Exercise description |
Among the entries below, find the lines with "this" and copy them.

Materials provided |
..........
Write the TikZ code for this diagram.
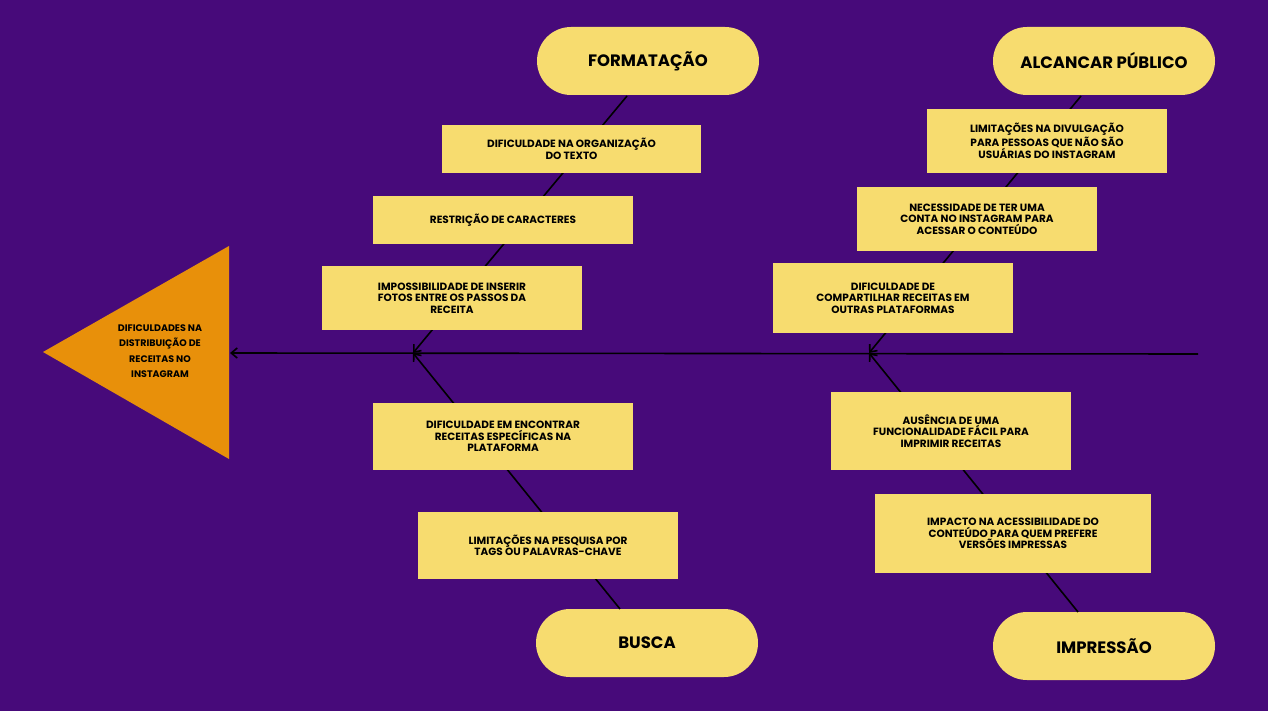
..........
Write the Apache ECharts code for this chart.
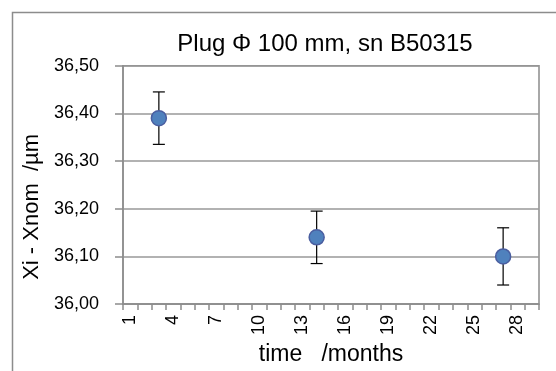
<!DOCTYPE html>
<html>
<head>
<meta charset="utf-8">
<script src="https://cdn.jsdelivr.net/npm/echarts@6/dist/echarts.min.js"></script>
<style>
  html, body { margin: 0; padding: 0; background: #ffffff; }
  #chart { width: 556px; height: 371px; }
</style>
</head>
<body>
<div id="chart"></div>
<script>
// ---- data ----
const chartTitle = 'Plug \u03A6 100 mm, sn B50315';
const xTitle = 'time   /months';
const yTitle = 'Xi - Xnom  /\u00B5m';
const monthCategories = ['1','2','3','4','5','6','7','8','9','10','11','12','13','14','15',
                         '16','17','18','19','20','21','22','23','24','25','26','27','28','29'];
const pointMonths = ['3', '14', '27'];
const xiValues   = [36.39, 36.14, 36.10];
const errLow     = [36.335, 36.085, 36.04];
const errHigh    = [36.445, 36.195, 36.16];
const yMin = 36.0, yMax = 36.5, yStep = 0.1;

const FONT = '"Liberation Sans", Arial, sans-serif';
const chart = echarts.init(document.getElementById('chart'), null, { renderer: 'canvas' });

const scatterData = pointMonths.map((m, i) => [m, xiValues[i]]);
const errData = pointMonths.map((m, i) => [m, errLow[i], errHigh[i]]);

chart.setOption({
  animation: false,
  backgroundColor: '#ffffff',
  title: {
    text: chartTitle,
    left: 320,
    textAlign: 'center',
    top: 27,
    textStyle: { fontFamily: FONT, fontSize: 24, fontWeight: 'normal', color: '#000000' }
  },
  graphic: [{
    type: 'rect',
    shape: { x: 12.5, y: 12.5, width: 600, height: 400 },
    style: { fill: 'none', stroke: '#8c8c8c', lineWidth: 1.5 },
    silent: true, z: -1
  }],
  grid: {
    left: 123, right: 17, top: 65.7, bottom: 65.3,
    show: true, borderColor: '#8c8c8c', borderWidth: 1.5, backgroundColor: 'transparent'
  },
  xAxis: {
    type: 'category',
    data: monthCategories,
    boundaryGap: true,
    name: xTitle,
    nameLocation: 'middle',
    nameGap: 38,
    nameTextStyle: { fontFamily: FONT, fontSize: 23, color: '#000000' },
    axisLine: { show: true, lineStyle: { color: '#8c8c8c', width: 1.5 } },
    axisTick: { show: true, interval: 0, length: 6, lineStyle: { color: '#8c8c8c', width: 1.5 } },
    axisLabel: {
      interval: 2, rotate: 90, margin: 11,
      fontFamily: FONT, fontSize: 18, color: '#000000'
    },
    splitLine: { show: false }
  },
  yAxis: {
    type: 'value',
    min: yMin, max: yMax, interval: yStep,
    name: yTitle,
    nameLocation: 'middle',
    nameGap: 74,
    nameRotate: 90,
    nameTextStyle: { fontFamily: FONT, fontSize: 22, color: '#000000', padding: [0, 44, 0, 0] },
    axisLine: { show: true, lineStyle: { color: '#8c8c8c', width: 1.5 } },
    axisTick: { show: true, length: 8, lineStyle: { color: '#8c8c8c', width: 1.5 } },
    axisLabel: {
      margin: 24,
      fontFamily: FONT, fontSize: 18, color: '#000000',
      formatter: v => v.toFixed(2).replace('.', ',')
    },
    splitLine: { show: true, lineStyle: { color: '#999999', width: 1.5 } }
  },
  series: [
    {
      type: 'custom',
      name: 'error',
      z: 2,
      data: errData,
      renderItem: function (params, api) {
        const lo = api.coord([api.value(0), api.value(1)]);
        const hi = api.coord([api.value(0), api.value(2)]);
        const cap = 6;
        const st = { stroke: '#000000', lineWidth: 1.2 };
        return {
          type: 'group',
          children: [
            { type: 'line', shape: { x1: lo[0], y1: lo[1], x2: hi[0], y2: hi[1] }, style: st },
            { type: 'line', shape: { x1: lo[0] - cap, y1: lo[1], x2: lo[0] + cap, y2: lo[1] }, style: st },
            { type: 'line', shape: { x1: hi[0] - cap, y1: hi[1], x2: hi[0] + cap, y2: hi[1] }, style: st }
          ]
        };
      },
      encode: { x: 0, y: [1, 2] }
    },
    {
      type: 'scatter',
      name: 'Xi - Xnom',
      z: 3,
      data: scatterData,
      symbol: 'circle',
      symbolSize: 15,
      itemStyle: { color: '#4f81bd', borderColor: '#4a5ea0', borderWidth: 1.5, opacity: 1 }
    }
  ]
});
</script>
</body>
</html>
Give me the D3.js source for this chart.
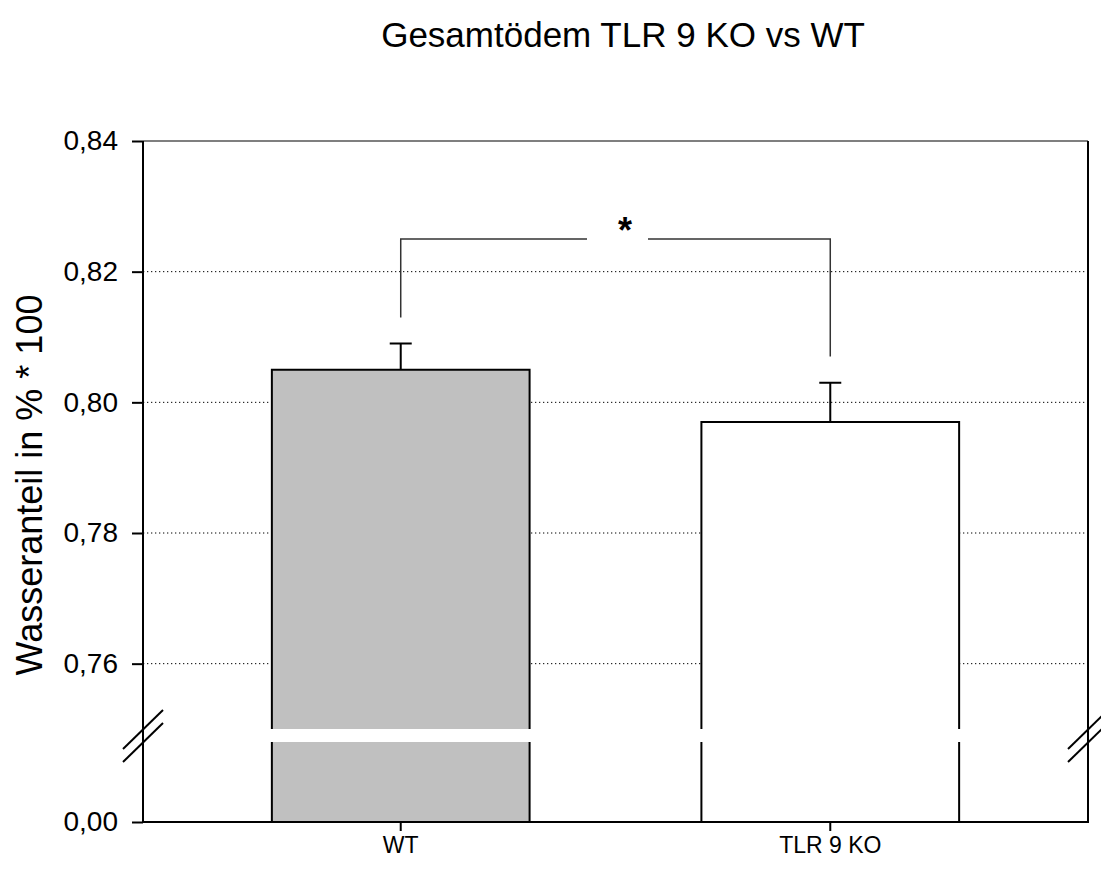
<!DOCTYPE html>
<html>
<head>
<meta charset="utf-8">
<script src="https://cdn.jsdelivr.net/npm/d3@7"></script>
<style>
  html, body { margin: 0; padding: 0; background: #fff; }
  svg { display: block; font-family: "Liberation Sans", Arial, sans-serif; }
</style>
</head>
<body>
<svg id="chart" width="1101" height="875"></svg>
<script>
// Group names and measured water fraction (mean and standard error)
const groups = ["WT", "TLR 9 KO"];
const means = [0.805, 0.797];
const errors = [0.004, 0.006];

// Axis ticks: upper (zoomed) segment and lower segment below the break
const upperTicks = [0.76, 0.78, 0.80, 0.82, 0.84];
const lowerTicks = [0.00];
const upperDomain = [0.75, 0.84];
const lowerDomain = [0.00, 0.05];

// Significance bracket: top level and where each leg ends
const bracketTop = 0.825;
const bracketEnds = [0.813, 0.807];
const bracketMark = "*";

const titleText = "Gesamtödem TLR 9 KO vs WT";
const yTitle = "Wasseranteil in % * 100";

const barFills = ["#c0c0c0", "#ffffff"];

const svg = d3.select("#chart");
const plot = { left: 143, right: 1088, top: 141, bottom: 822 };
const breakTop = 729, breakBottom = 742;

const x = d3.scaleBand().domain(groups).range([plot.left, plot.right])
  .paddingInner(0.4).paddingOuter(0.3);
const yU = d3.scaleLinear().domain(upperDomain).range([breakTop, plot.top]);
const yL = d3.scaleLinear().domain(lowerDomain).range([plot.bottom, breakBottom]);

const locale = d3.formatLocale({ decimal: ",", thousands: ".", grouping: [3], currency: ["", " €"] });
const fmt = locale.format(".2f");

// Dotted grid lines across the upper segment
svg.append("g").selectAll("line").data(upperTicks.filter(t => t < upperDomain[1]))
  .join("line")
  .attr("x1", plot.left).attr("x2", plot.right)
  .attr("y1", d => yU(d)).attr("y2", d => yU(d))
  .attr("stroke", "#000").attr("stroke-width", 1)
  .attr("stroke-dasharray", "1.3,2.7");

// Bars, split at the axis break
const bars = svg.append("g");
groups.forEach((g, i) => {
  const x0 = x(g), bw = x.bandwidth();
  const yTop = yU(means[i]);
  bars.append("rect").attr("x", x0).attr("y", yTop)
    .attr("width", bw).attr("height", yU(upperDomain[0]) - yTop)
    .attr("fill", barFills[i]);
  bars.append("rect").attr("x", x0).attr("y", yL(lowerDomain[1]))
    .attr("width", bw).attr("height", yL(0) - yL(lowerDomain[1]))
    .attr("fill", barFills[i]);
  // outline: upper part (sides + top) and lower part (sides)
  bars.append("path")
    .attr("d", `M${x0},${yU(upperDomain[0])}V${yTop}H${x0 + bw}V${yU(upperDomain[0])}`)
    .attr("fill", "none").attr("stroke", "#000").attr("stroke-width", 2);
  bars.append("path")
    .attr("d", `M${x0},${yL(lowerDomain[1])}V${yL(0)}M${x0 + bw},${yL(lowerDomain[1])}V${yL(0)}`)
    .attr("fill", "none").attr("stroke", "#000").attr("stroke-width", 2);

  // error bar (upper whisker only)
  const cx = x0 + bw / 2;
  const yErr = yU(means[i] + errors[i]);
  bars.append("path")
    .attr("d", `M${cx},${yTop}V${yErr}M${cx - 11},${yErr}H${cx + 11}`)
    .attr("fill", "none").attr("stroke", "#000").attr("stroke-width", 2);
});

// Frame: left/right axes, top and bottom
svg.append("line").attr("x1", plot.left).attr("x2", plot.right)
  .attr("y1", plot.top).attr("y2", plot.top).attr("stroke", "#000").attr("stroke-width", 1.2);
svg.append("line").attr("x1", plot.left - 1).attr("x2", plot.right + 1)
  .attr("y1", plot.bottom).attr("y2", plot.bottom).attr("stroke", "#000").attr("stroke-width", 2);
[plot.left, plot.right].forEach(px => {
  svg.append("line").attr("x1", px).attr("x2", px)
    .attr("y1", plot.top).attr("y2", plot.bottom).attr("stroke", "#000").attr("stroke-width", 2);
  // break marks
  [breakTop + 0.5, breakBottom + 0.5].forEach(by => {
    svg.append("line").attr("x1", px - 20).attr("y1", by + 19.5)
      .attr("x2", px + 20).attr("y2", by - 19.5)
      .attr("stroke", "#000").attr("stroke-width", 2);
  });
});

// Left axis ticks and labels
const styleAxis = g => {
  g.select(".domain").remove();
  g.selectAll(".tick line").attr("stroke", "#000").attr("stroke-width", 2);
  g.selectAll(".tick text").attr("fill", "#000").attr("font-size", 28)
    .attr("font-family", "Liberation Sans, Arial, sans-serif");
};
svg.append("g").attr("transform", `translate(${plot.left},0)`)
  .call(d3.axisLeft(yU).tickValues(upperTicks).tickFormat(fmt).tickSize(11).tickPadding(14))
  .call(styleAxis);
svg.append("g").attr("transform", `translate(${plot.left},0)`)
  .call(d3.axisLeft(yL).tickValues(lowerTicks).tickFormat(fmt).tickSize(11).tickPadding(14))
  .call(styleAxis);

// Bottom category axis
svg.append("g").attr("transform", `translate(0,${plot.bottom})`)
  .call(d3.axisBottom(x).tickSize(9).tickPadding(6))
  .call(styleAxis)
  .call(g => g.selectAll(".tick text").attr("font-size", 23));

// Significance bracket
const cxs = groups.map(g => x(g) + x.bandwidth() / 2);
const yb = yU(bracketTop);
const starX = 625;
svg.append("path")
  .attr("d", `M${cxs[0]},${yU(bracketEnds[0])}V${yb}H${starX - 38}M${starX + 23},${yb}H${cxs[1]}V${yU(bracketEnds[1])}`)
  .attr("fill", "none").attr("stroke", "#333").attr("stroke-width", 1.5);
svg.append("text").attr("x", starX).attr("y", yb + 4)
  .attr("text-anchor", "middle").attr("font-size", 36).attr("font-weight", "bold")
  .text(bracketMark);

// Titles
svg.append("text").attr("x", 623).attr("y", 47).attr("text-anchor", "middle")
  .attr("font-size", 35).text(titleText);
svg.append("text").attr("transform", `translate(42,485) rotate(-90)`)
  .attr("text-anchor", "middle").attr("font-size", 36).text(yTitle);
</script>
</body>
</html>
..........
Answer for the task |
Write the TikZ code for this diagram.
Write the Apache ECharts code for this chart.
Give me the D3.js source for this chart.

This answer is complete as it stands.